De medebroeders krijgen spoedig in de gaten dat hun portier een heilige is. Waar en wanneer ze hem ook zien altijd glijdt die rozenkrans maar door zijn vingers. En zo zien ze hem ouder en ouder worden. Zij zien hoe hun medebroeder vreugde vindt in tegenslag en lichamelijke pijn, zo kan hij mee lijden met de gekruisigde Heer. Bezoekers van het klooster blijken steeds vaker alleen maar voor hem, hun vriend, te komen.
En dan is er nog die ene pater op wie de broeder zo'n indruk maakt: Petrus Claver. Dankzij de vele gesprekken met broeder Alonso ontwikelt zich bij hem het verlangen om naar Zuid-Amerika te mogen gaan om daar onder de slaven te gaan werken. Een missie die op z'n zachtst gezegd bij de anderen niet erg geliefd is.

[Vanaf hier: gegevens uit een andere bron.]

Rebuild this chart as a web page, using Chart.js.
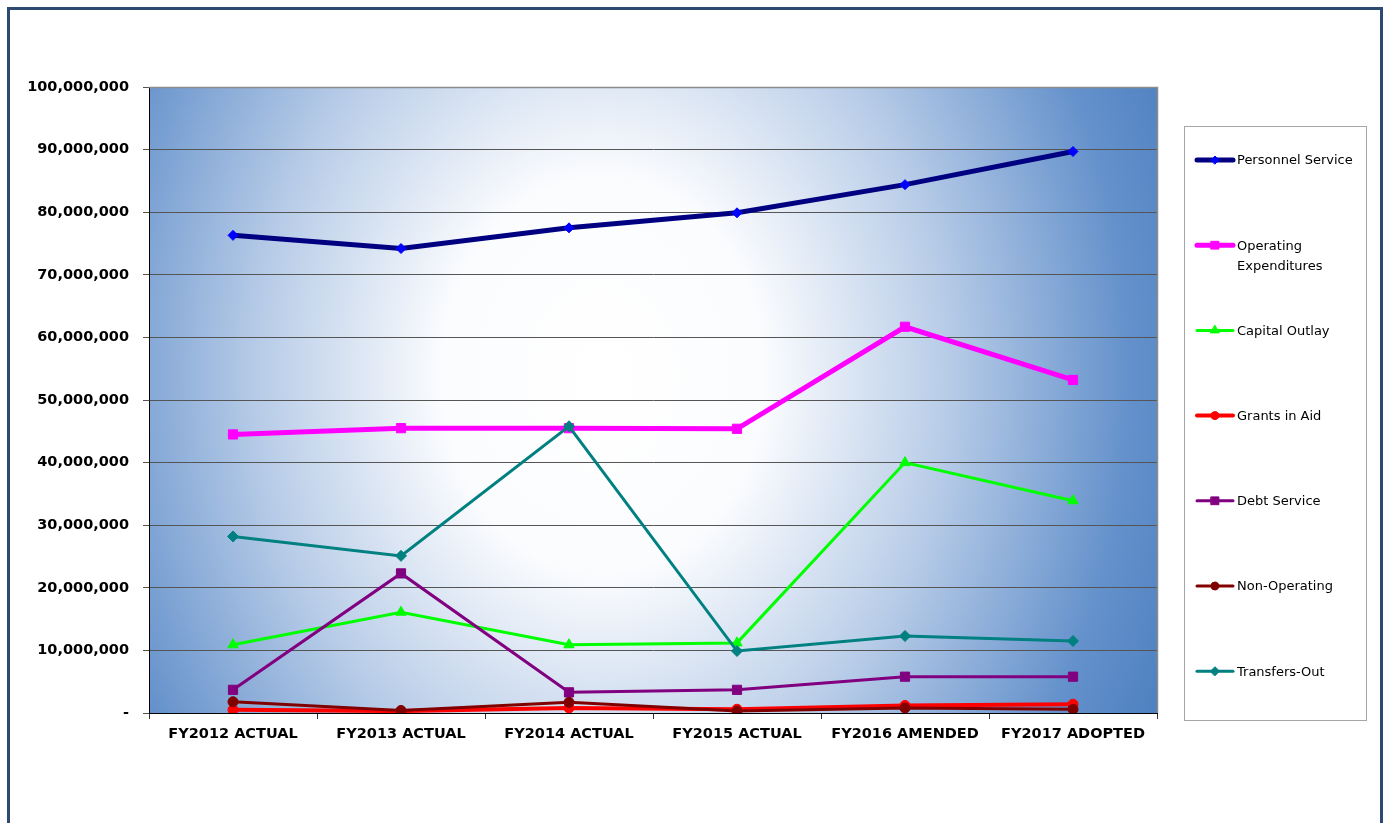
<!DOCTYPE html>
<html>
<head>
<meta charset="utf-8">
<title>Expenditures by Category</title>
<script src="https://cdn.jsdelivr.net/npm/chart.js@4/dist/chart.umd.min.js"></script>
<style>
  html, body { margin: 0; padding: 0; background: #fff; }
  #frame {
    position: absolute; left: 7px; top: 7px; width: 1376px; height: 840px;
    border: 3px solid #2c4a72; box-sizing: border-box;
  }
  #wrap { position: absolute; left: 0; top: 0; width: 1385px; height: 823px; }
</style>
</head>
<body>
<div id="frame"></div>
<div id="wrap"><canvas id="chart"></canvas></div>
<script>
const categories = ['FY2012 ACTUAL', 'FY2013 ACTUAL', 'FY2014 ACTUAL', 'FY2015 ACTUAL', 'FY2016 AMENDED', 'FY2017 ADOPTED'];

const personnelService      = [76300000, 74200000, 77500000, 79900000, 84400000, 89700000];
const operatingExpenditures = [44500000, 45500000, 45500000, 45400000, 61700000, 53200000];
const capitalOutlay         = [10900000, 16100000, 10900000, 11200000, 40000000, 33900000];
const grantsInAid           = [500000, 300000, 800000, 600000, 1200000, 1400000];
const debtService           = [3700000, 22300000, 3300000, 3700000, 5800000, 5800000];
const nonOperating          = [1800000, 400000, 1700000, 300000, 800000, 600000];
const transfersOut          = [28200000, 25100000, 45800000, 9900000, 12300000, 11500000];

const yMax = 100000000;
const yStep = 10000000;

Chart.defaults.font.family = '"DejaVu Sans", Verdana, sans-serif';

function series(label, data, line, fill, style, radius, width) {
  return {
    label: label,
    data: data,
    borderColor: line,
    backgroundColor: fill,
    pointBackgroundColor: fill,
    pointBorderColor: fill,
    pointStyle: style,
    pointRadius: radius,
    pointHoverRadius: radius,
    pointBorderWidth: 1,
    borderWidth: width,
    tension: 0
  };
}

const datasets = [
  series('Personnel Service', personnelService, '#000080', '#0000ff', 'rectRot', 5, 5),
  series('Operating Expenditures', operatingExpenditures, '#ff00ff', '#ff00ff', 'rect', 6.5, 5),
  series('Capital Outlay', capitalOutlay, '#00ff00', '#00ff00', 'triangle', 6, 3),
  series('Grants in Aid', grantsInAid, '#ff0000', '#ff0000', 'circle', 5, 4),
  series('Debt Service', debtService, '#800080', '#800080', 'rect', 6.5, 3),
  series('Non-Operating', nonOperating, '#800000', '#800000', 'circle', 5, 3),
  series('Transfers-Out', transfersOut, '#008080', '#008080', 'rectRot', 5.5, 3)
];
// later series sit on top
datasets.forEach((d, i) => { d.order = datasets.length - i; });

// soft glow behind the plot area
const plotBackground = {
  id: 'plotBackground',
  beforeDraw(chart) {
    const { ctx, chartArea: a } = chart;
    const cx = a.left + (a.right - a.left) * 0.45;
    const cy = a.top + (a.bottom - a.top) * 0.46;
    const rx = 620, ry = 760;
    ctx.save();
    ctx.beginPath();
    ctx.rect(a.left, a.top, a.right - a.left, a.bottom - a.top);
    ctx.clip();
    ctx.translate(cx, cy);
    ctx.scale(rx / ry, 1);
    const g = ctx.createRadialGradient(0, 0, 0, 0, 0, ry);
    g.addColorStop(0, '#ffffff');
    g.addColorStop(0.26, '#fbfcfe');
    g.addColorStop(0.55, 'rgb(185,205,232)');
    g.addColorStop(0.85, 'rgb(100,145,203)');
    g.addColorStop(1, 'rgb(78,128,192)');
    ctx.fillStyle = g;
    ctx.fillRect(-ry * 2, -ry * 2, ry * 4, ry * 4);
    ctx.restore();
  },
  beforeDatasetsDraw(chart) {
    const { ctx, chartArea: a } = chart;
    ctx.save();
    ctx.strokeStyle = '#8c8c8c';
    ctx.lineWidth = 1.5;
    ctx.beginPath();
    ctx.moveTo(a.left, a.top + 0.5);
    ctx.lineTo(a.right + 0.5, a.top + 0.5);
    ctx.lineTo(a.right + 0.5, a.bottom);
    ctx.stroke();
    ctx.restore();
  }
};

// legend in its own box on the right
const sideLegend = {
  id: 'sideLegend',
  afterDraw(chart) {
    const ctx = chart.ctx;
    const box = { x: 1184.5, y: 126.5, w: 182, h: 594 };
    ctx.save();
    ctx.fillStyle = '#ffffff';
    ctx.fillRect(box.x, box.y, box.w, box.h);
    ctx.strokeStyle = '#a6a6a6';
    ctx.lineWidth = 1;
    ctx.strokeRect(box.x, box.y, box.w, box.h);

    ctx.font = '13px "DejaVu Sans", Verdana, sans-serif';
    ctx.textBaseline = 'middle';
    ctx.textAlign = 'left';
    const textX = 1237;
    const maxW = 126;
    chart.data.datasets.forEach((ds, i) => {
      const y = 160 + 85.2 * i;
      ctx.strokeStyle = ds.borderColor;
      ctx.lineWidth = ds.borderWidth;
      ctx.lineCap = 'round';
      ctx.beginPath();
      ctx.moveTo(1197, y);
      ctx.lineTo(1233, y);
      ctx.stroke();
      ctx.fillStyle = ds.pointBackgroundColor;
      ctx.strokeStyle = ds.pointBorderColor;
      ctx.lineWidth = 1;
      Chart.helpers.drawPoint(ctx, {
        pointStyle: ds.pointStyle,
        radius: Math.max(4, ds.pointRadius - 1),
        rotation: 0,
        borderWidth: 1
      }, 1215, y);

      // wrap long names onto a second line
      const words = ds.label.split(' ');
      const lines = [];
      let cur = '';
      words.forEach(w => {
        const test = cur ? cur + ' ' + w : w;
        if (ctx.measureText(test).width > maxW && cur) {
          lines.push(cur);
          cur = w;
        } else {
          cur = test;
        }
      });
      lines.push(cur);
      ctx.fillStyle = '#000000';
      lines.forEach((ln, k) => ctx.fillText(ln, textX, y + 1 + k * 20));
    });
    ctx.restore();
  }
};

new Chart(document.getElementById('chart'), {
  type: 'line',
  data: { labels: categories, datasets: datasets },
  plugins: [plotBackground, sideLegend],
  options: {
    responsive: true,
    maintainAspectRatio: false,
    animation: false,
    layout: { padding: { left: 8, right: 228, top: 87, bottom: 70 } },
    plugins: {
      legend: { display: false },
      tooltip: { enabled: false }
    },
    scales: {
      x: {
        offset: true,
        afterFit(scale) { scale.height = 40; },
        grid: {
          offset: true,
          drawOnChartArea: false,
          drawTicks: true,
          tickLength: 6,
          color: '#333333'
        },
        border: { color: '#000000', width: 1 },
        ticks: {
          color: '#000000',
          padding: 7,
          maxRotation: 0,
          autoSkip: false,
          font: { size: 14.5, weight: 'bold' }
        }
      },
      y: {
        min: 0,
        max: yMax,
        afterFit(scale) { scale.width = 141; },
        grid: {
          color: '#555555',
          lineWidth: 1,
          tickLength: 6
        },
        border: { color: '#000000', width: 1 },
        ticks: {
          stepSize: yStep,
          color: '#000000',
          padding: 14,
          font: { size: 14.5, weight: 'bold' },
          callback: v => v === 0 ? '-' : v.toLocaleString('en-US')
        }
      }
    }
  }
});
</script>
</body>
</html>
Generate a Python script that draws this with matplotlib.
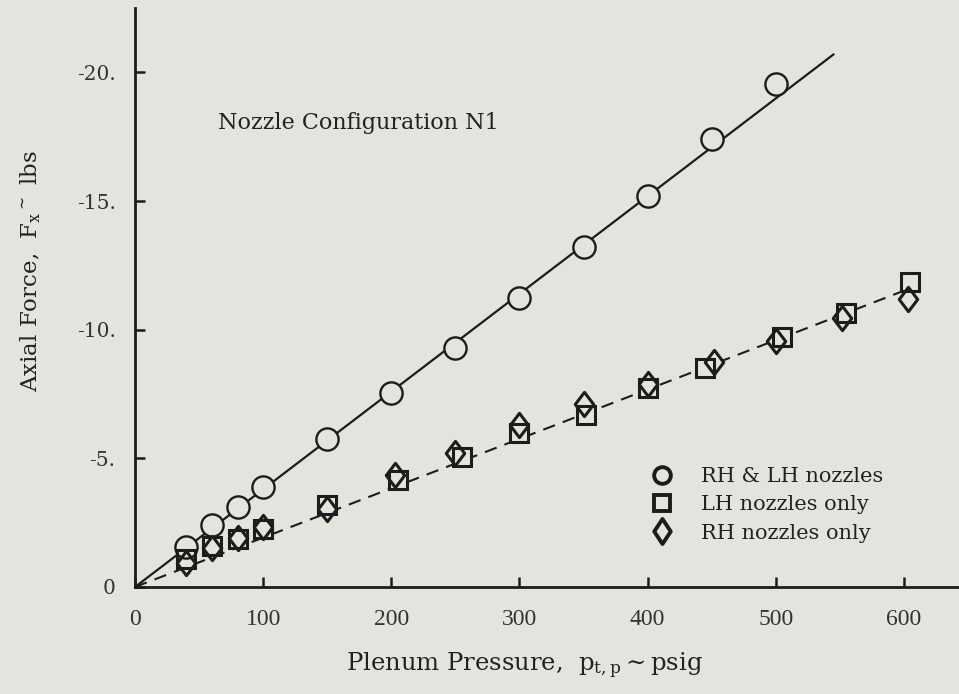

Natuurlijk zijn de kloosterlingen verbaasd, maar toch ook weer niet echt, wanneer ze horen dat hun broeder door de Heer en zijn Moeder bezocht wordt. Van hogere hand krijgt Alonso de opdracht zijn ontmoetingen op te schrijven. In één van zijn werken kunnen wij lezen hoe hij eens een priester moest vergezellen die in een kasteel boven op een berg de mis zou lezen. De arme Alonzo heeft een voetkwaal en kan op den duur niet meer. Maar dan, zo schrijft de heilige, verschijnt de H.Maagd om hem met een doek de zweetdruppels van het hoofd te vegen.
De laatste zes maanden van zijn leven ligt de portier op bed, hij kan dan helemaal niets meer, zich zelfs niet meer bewegen. Hij kan alleen nog bidden. Zijn gebed eindigt op 31 oktober 1617. Hij is dan 85 jaar oud.
Heiligverklaard in 1888.
Attr. sleutel (verwijzing naar zijn functie als broeder - portier); rozenkrans, hangend aan zijn gordel.
Icon. gekleed in het ordegewaad van de jezuiten. Het visioen waarbij hij van Christus en Maria stralen bloed komende uit hun harten die beiden tussen hun vingers houden, naar Alphonsus sturen, zien we op een werk van Francisco de Zurbaran (1631, Madrid). Soms ook alleen met Maria.